*Request*
Work through the data line by line, gathering every line that has the word "matplotlib".

*Supplied material*
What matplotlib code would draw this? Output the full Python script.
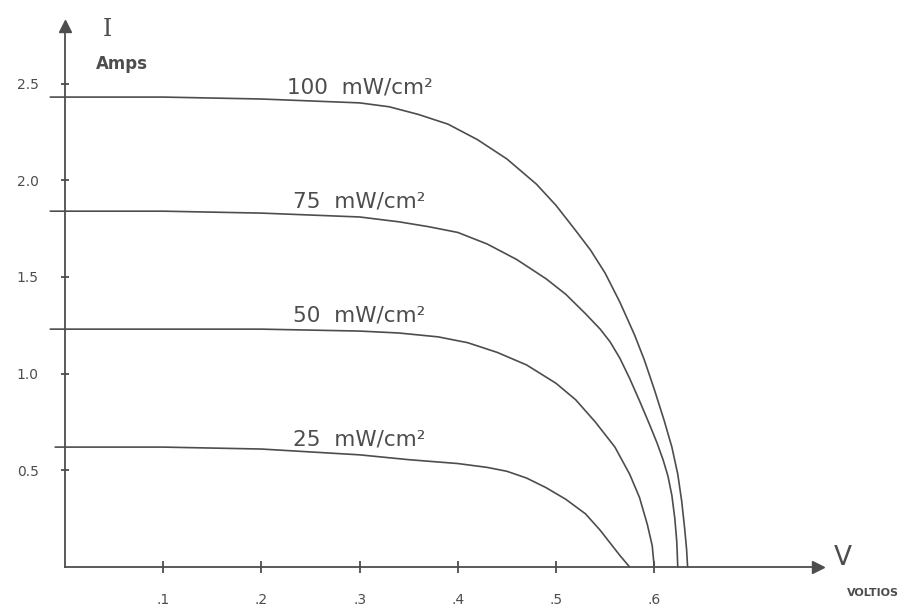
import matplotlib
matplotlib.use("Agg")
import matplotlib.pyplot as plt
import numpy as np

# I-V curves of a solar cell at four irradiance levels
volts_100 = [-0.015, 0.05, 0.10, 0.15, 0.20, 0.25, 0.30, 0.33, 0.36, 0.39, 0.42, 0.45, 0.48,
             0.50, 0.52, 0.535, 0.55, 0.565, 0.58, 0.59, 0.60, 0.61, 0.618, 0.624, 0.628,
             0.631, 0.633, 0.634]
amps_100 = [2.43, 2.43, 2.43, 2.425, 2.42, 2.41, 2.40, 2.38, 2.34, 2.29, 2.21, 2.11, 1.98,
            1.87, 1.74, 1.64, 1.52, 1.37, 1.20, 1.07, 0.92, 0.76, 0.62, 0.48, 0.34,
            0.20, 0.09, 0.0]

volts_75 = [-0.015, 0.05, 0.10, 0.15, 0.20, 0.25, 0.30, 0.34, 0.37, 0.40, 0.43, 0.46, 0.49,
            0.51, 0.53, 0.545, 0.555, 0.565, 0.575, 0.585, 0.595, 0.603, 0.609, 0.614,
            0.618, 0.621, 0.623, 0.624]
amps_75 = [1.84, 1.84, 1.84, 1.835, 1.83, 1.82, 1.81, 1.785, 1.76, 1.73, 1.67, 1.59, 1.49,
           1.41, 1.31, 1.23, 1.165, 1.08, 0.975, 0.86, 0.74, 0.64, 0.555, 0.47,
           0.37, 0.25, 0.13, 0.0]

volts_50 = [-0.015, 0.05, 0.10, 0.15, 0.20, 0.25, 0.30, 0.34, 0.38, 0.41, 0.44, 0.47, 0.50,
            0.52, 0.54, 0.56, 0.575, 0.585, 0.593, 0.598, 0.60]
amps_50 = [1.23, 1.23, 1.23, 1.23, 1.23, 1.225, 1.22, 1.21, 1.19, 1.16, 1.11, 1.045, 0.95,
           0.865, 0.75, 0.62, 0.48, 0.36, 0.22, 0.11, 0.0]

volts_25 = [-0.01, 0.05, 0.10, 0.15, 0.20, 0.25, 0.30, 0.35, 0.40, 0.43, 0.45, 0.47, 0.49,
            0.51, 0.53, 0.545, 0.555, 0.565, 0.575]
amps_25 = [0.62, 0.62, 0.62, 0.615, 0.61, 0.595, 0.58, 0.555, 0.535, 0.515, 0.495, 0.46, 0.41,
           0.35, 0.275, 0.19, 0.125, 0.06, 0.0]

curve_labels = ["100  mW/cm²", "75  mW/cm²", "50  mW/cm²", "25  mW/cm²"]

x_ticks = [0.1, 0.2, 0.3, 0.4, 0.5, 0.6]
x_ticklabels = [".1", ".2", ".3", ".4", ".5", ".6"]
y_ticks = [0.5, 1.0, 1.5, 2.0, 2.5]
y_ticklabels = ["0.5", "1.0", "1.5", "2.0", "2.5"]

ink = "#4d4d4d"
v_end = 0.767
i_end = 2.80
label_v = 0.30

fig = plt.figure(figsize=(9.16, 6.08), dpi=100)
ax = fig.add_axes([0, 0, 1, 1])
ax.set_xlim(-0.0662, 0.8666)
ax.set_ylim(-0.212, 2.932)

curves = [(volts_100, amps_100), (volts_75, amps_75), (volts_50, amps_50), (volts_25, amps_25)]
for (v, a), lab in zip(curves, curve_labels):
    ax.plot(v, a, color=ink, lw=1.2, solid_capstyle="round", solid_joinstyle="round")
    # label sits just above the flat part of each curve
    ax.annotate(lab, xy=(label_v, np.interp(label_v, v, a)), xytext=(0, 4),
                textcoords="offset points", ha="center", va="bottom",
                fontsize=15.5, color=ink)

# axes drawn through the origin, with arrow heads
for side in ["top", "right"]:
    ax.spines[side].set_visible(False)
ax.spines["left"].set_position(("data", 0))
ax.spines["bottom"].set_position(("data", 0))
ax.spines["left"].set_bounds(0, i_end)
ax.spines["bottom"].set_bounds(0, v_end)
for side in ["left", "bottom"]:
    ax.spines[side].set_color(ink)
    ax.spines[side].set_linewidth(1.3)
ax.plot(v_end, 0, marker=">", ms=9, color=ink, clip_on=False)
ax.plot(0, i_end, marker="^", ms=9, color=ink, clip_on=False)

ax.set_xticks(x_ticks)
ax.set_xticklabels(x_ticklabels)
ax.set_yticks(y_ticks)
ax.set_yticklabels(y_ticklabels)
ax.tick_params(axis="x", direction="inout", length=9, width=1.3, color=ink,
               labelcolor=ink, labelsize=10, pad=14)
ax.tick_params(axis="y", direction="inout", length=6, width=1.3, color=ink,
               labelcolor=ink, labelsize=10, pad=16)

# axis names
ax.text(0.043, 2.78, "I", fontsize=17, family="DejaVu Serif", color=ink, ha="center", va="center")
ax.text(0.058, 2.60, "Amps", fontsize=12, fontweight="bold", color=ink, ha="center", va="center")
ax.text(0.792, 0.045, "V", fontsize=19, color=ink, ha="center", va="center")
ax.text(0.823, -0.135, "VOLTIOS", fontsize=8, fontweight="bold", color=ink, ha="center", va="center")

fig.savefig("out.png", dpi=100, facecolor="white")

*Solution*
What matplotlib code would draw this? Output the full Python script.
import matplotlib
matplotlib.use("Agg")
import matplotlib.pyplot as plt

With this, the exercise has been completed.